The old DC 10s had ADG , air drag generators (if memory serves that was the designation) , that simply fell out when actuated that provided unlimited time on the emergency buss.

Probably cost too much for Boeing , on their cheapos.

That's a great loop that Marin took. I think we're headed to the Broughtons next year which will be a bit of a stretch for us. Although I don't think I'll ever stop going to some of the places, Victoria, Ganges, Nanaimo, Vancouver, and Pender Harbor, on our way up, we're starting to feel the need to see some of the more northwestern spots away from Desolation. According to some of the guidebooks a few of the places are starting to disappear as the owners get older and can't find someone to take over. Some of the places are getting bought up to become private and I imagine some will become Yacht Club outstations with no reciprocal.

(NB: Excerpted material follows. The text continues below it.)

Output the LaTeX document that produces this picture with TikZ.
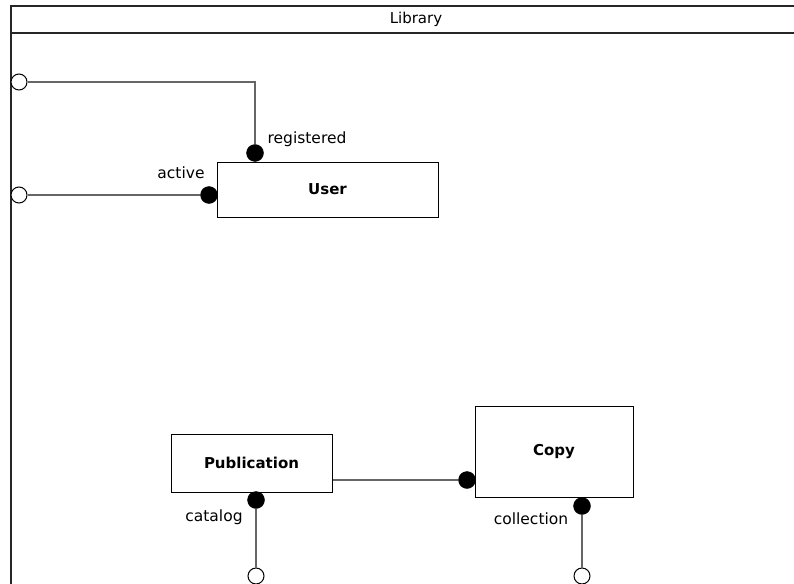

It's never too early to start dreaming about next year.
2bucks wrote: I think we're headed to the Broughtons next year which will be a bit of a stretch for us....According to some of the guidebooks a few of the places are starting to disappear as the owners get older and can't find someone to take over.
That whole area up there is really neat.* We've not taken the GB up there but we've trailered our 17' Arima up to Telegraph Cove and then gone halibut fishing and exploring out*in Blackfish Sound, Knight Inlet, etc.* And we've flown through the area a lot in the floatplane and stopped at Sullivan Bay and Minstrel Island (when it was still in operation).* And you're correct, some of the resorts and little marinas are starting to close down or are for sale.* Not that this makes the area any less desireable to visit, but it will mean that you may not be able to count on getting supplies as often, and you may have to anchor out more where you can now tie to a dock if you wish.* Fortunately, the distances between places are not that great once you're in the area, so places like Port McNeil, Echo Bay, and Sullivan Bay are always within easy reach.